No it's not easy. There needs to be some education in the youth world about proper teaching progressions. Having a bunch of 3rd graders sitting in a zone while these young kids hork up three point shots using bad shooting technique is not helping anyone.

Ideally leagues and tournaments apply age appropriate rules. All we can do is try to spread the word and get as many people on board with better concepts in regards to youth development.

Check out this article with thoughts about this.


Ken Sartini says:
3/10/2014 at 10:55:37 AM

Brian - First of all, bless you for working with this age group, it cant be easy.

Jeff has pretty much nailed this.... so I will just add a few things. Somewhere along the line, they will have to be able to cover someone, m2m.

Just remember.... There is always a diamond in the rough if you are willing to take the time to polish it.


Jeff says:
3/10/2014 at 6:11:31 AM

Brian - I totally agree with this 100%... "Teach the kids about teamwork, sportsmanship,work ethic and give them a chance to succeed"

But I can tell you by personal experience that you can get the best of both worlds.... you can teach all those things you mentioned and develop them for the long term.

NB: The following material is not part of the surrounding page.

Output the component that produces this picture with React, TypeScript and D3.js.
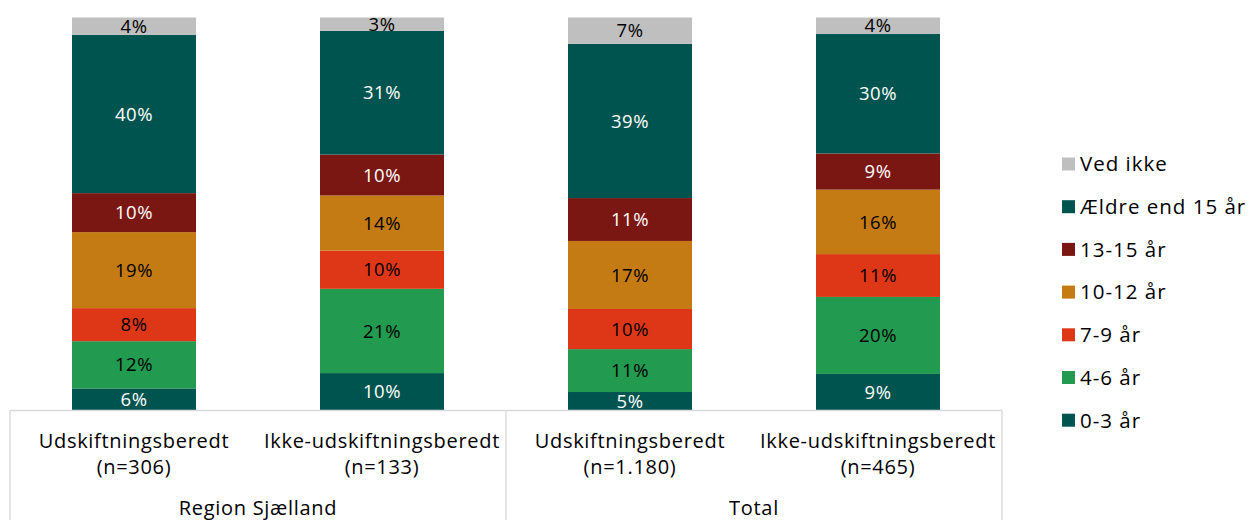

I know numerous new coaches that volunteer, put in the effort to learn M2M by studying DVDs or books, and have a lot of success. I'm not saying kids shouldn't learn a little zone and what not. But it all starts with M2M fundamentals. Why cut the kids that do want to play in high school short? I assure you that you can get the best of both worlds. Maybe some coaches don't want to put in the effort. but I know plenty of new coaches that do.

Also, if a rec program is playing a bunch of zone defense and junk... that is non sense. I'd find a different rec league. How is that helping a beginner improve at basketball? Makes no sense at all.